After the storm had passed and people ventured out to witness the aftermath, those on the shores of Lake Huron discovered a remarkable sight.
A huge steel hull steamer was was seen to be floating upside down.
But no one knew which of the lost steamers this was. Speculation ran rife in the press for a few days until on 15 November a hard-hat diver by the name of William Baker from the tug Sport, eased himself down the steel hull and emerged with the news:
"She is the SS Charles S. Price"
Two days later the steamer succumbed to the waters and slid to the bottom.
Salvage attempts were unsuccessful.
The engine room gauges panel from the Charles S. Price was recovered and restored and now resides in the Port Huron Museum.
The Waratah sailed into similar seas on the 27 July (the gale gaining in severity into 28 July) and one Waratah theory suggests that she turned turtle and floated for a period of time before foundering.
The Waratah, if this were the case, would have been subjected to the swift and powerful Agulhas current and drifted beyond the areas initially searched.
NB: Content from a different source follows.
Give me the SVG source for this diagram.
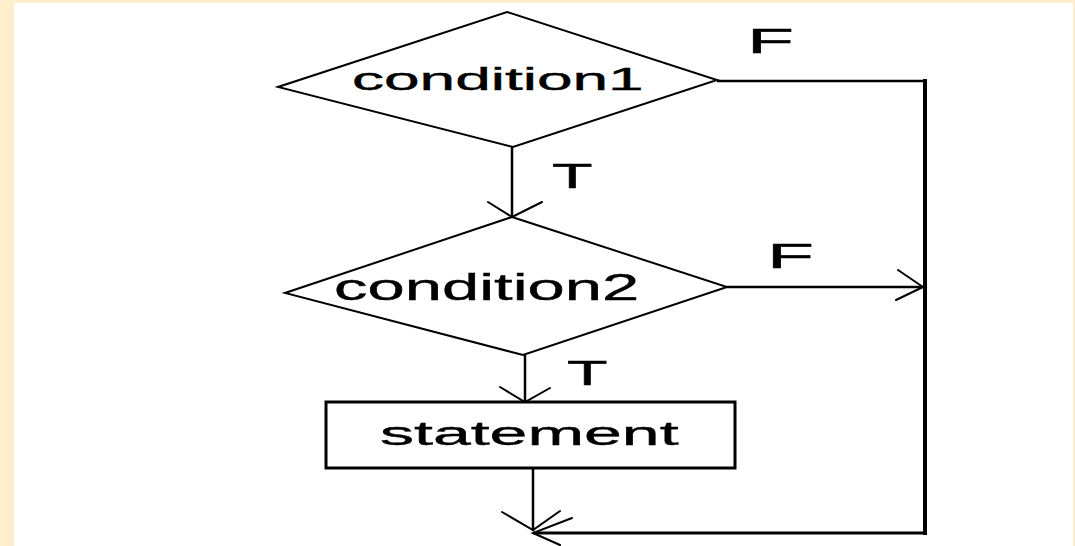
<svg xmlns="http://www.w3.org/2000/svg" width="1075" height="546" viewBox="0 0 1075 546">
  <style>
    .shape { fill: #ffffff; stroke: #000000; stroke-width: 2; }
    .box { fill: #ffffff; stroke: #000000; stroke-width: 3; }
    .line { fill: none; stroke: #000000; stroke-width: 2.5; }
    .thick { fill: none; stroke: #000000; stroke-width: 4; }
    .arm { fill: none; stroke: #000000; stroke-width: 2; stroke-linecap: round; }
    .lbl { font-family: "Liberation Sans", Arial, sans-serif; fill: #000000; stroke: #000000; stroke-width: 0.4; }
  </style>
  <rect x="0" y="0" width="1075" height="546" fill="#FDEFCB"/>
  <rect x="14" y="3" width="1059" height="543" fill="#ffffff"/>

  <g id="connectors">
    <polyline class="line" points="717,81 925,81"/>
    <line class="thick" x1="925" y1="79" x2="925" y2="535"/>
    <line class="line" x1="533" y1="533" x2="927" y2="533" style="stroke-width:3"/>
    <line class="line" x1="512" y1="147" x2="512" y2="217"/>
    <polyline class="arm" points="488,202 512,217 542,202"/>
    <line class="line" x1="727" y1="287" x2="923" y2="287"/>
    <polyline class="arm" points="898,270 923,287 896,300"/>
    <line class="line" x1="525" y1="355" x2="525" y2="402"/>
    <polyline class="arm" points="500,387 525,402 550,388"/>
    <line class="line" x1="533" y1="468" x2="533" y2="531"/>
    <polyline class="arm" points="502,512 533,530 560,511"/>
    <polyline class="arm" points="572,518 533,533 560,545"/>
  </g>

  <g id="condition1">
    <polygon class="shape" points="507,12 717,80 513,147 278,87"/>
    <text class="lbl" transform="translate(352,90) scale(2.0,1)" font-size="32">condition1</text>
  </g>

  <g id="condition2">
    <polygon class="shape" points="512,217 727,287 523,355 285,293"/>
    <text class="lbl" transform="translate(334,300) scale(1.86,1)" font-size="36">condition2</text>
  </g>

  <g id="statement">
    <rect class="box" x="326" y="402" width="409" height="66"/>
    <text class="lbl" transform="translate(380,445) scale(2.0,1)" font-size="34">statement</text>
  </g>

  <g id="labels">
    <text class="lbl" transform="translate(552,188) scale(1.9,1)" font-size="35">T</text>
    <text class="lbl" transform="translate(567,385) scale(1.9,1)" font-size="35">T</text>
    <text class="lbl" transform="translate(747,53) scale(2.2,1)" font-size="35">F</text>
    <text class="lbl" transform="translate(767,268) scale(2.2,1)" font-size="35">F</text>
  </g>
</svg>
However, there is one vital difference between the Charles S. Price and the Waratah.
The Charles S. Price had only one screw (propeller) which implies that if her engine failed she would have been at the mercy of the storm and possibly struck broadside, causing her to turn turtle.
The Waratah, on the other hand, had twin engines and screws and should one of the engines have failed, she still had another to keep her bow into the oncoming waves.
A story from the Great Lakes storm highlights the horror as follows:
The barge Plymouth towed by the tug James H. Martin, dropped anchor when the storm hit.
The tug steamed to shelter.
But when the tug returned two days later the Plymouth and her seven crew had disappeared.
One of the seven, Christopher Keenan had scribbled a message which he placed in a bottle. This bottle was found on the eastern shore of Lake Michigan.
The message read:
"Dear Wife and Children: We were left here in Lake Michigan by McKinnon, captain of the James H. Martin tug, at anchor. He went away and never said good-bye or anything to us. Lost one man last night. We have been out in the storm 40 hours. Good-bye dear ones, I might see you in heaven. Pray for me --- Christ K.I felt so bad I had another man write for me. Huebel owes $35.00, so you can get it. Good-bye forever."
One shudders to imagine the fear that overwhelmed this man and others trapped on the Great Lakes awaiting their moment of 'execution'.